RECORDS FOR PROCESSING -

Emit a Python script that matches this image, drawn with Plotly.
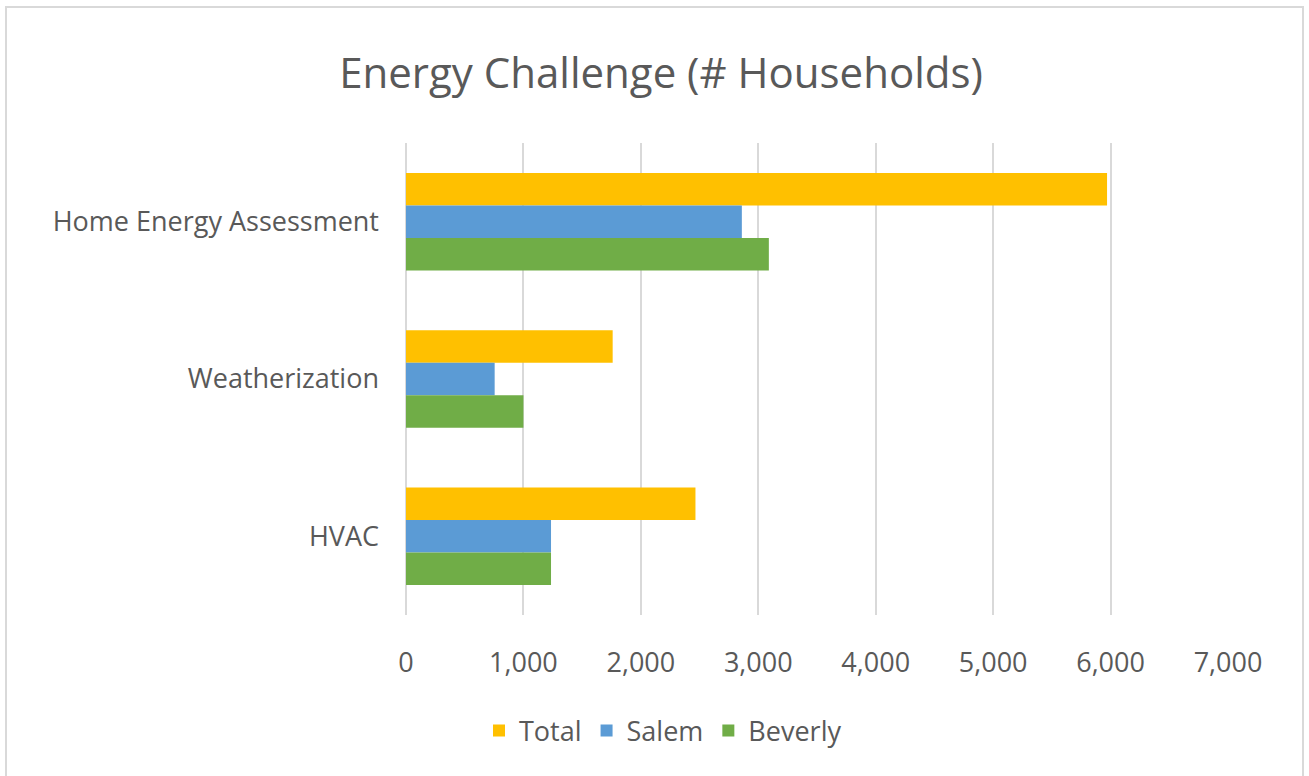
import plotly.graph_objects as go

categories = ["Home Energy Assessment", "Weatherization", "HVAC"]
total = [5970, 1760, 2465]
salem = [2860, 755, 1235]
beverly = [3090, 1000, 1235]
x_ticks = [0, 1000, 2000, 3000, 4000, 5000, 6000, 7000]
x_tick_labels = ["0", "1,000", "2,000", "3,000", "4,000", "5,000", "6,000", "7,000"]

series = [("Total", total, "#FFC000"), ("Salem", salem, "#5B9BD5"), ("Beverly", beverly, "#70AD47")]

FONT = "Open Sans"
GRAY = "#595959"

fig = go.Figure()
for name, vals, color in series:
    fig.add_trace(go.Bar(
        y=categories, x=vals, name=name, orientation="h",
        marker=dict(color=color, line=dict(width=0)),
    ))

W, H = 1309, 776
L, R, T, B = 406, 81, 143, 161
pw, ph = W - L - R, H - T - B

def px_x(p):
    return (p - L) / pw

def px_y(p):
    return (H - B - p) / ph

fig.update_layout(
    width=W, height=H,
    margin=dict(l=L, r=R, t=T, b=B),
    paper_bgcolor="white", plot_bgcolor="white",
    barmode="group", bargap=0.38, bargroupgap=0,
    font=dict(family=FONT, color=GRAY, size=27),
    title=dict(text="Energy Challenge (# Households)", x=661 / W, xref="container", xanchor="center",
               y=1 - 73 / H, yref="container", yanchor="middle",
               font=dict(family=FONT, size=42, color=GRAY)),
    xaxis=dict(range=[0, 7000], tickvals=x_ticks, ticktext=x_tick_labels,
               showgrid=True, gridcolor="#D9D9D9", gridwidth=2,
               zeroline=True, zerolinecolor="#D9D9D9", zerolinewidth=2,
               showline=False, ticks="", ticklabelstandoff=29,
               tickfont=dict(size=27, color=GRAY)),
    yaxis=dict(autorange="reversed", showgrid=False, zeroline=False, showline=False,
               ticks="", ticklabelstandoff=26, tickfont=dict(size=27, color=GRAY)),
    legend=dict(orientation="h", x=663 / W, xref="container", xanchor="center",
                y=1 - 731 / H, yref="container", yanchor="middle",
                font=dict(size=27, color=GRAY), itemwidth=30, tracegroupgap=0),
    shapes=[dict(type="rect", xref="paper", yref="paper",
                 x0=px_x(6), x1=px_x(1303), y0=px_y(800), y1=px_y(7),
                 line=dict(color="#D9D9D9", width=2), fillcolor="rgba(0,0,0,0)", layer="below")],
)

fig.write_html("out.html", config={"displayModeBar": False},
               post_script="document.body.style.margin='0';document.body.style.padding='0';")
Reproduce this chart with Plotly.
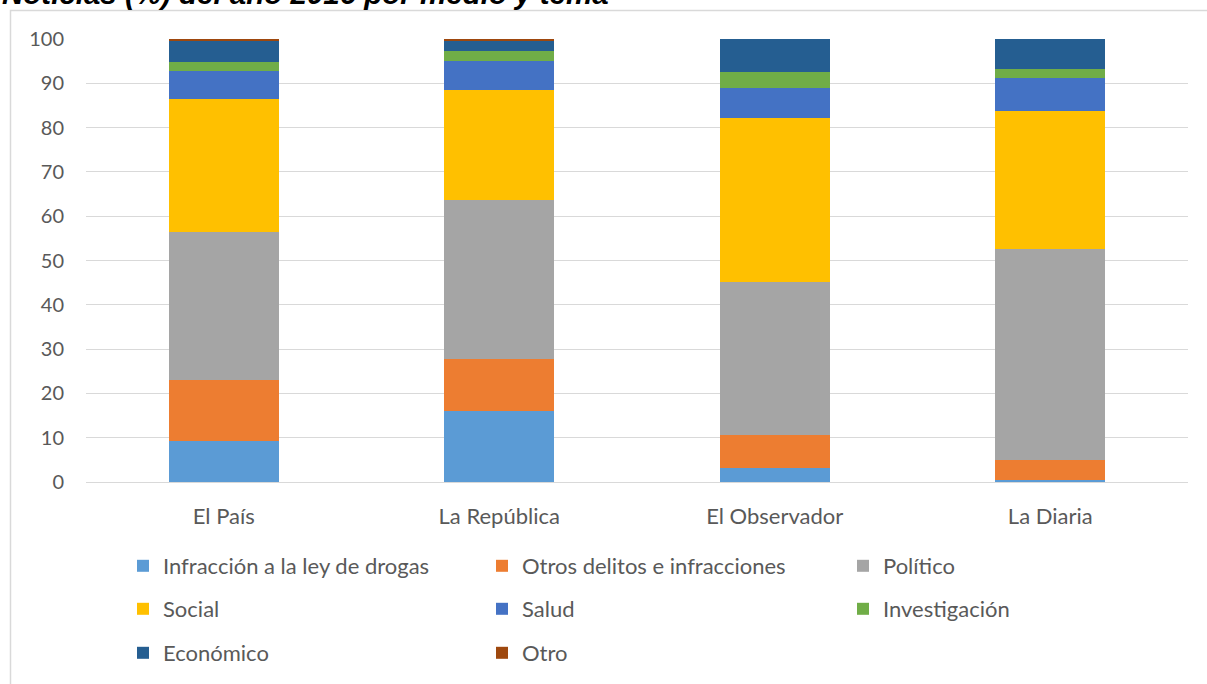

TASK DETAILS -
Of all the lines in the entries, how many contain the word "with"? Give only the number.

OUTPUT -
2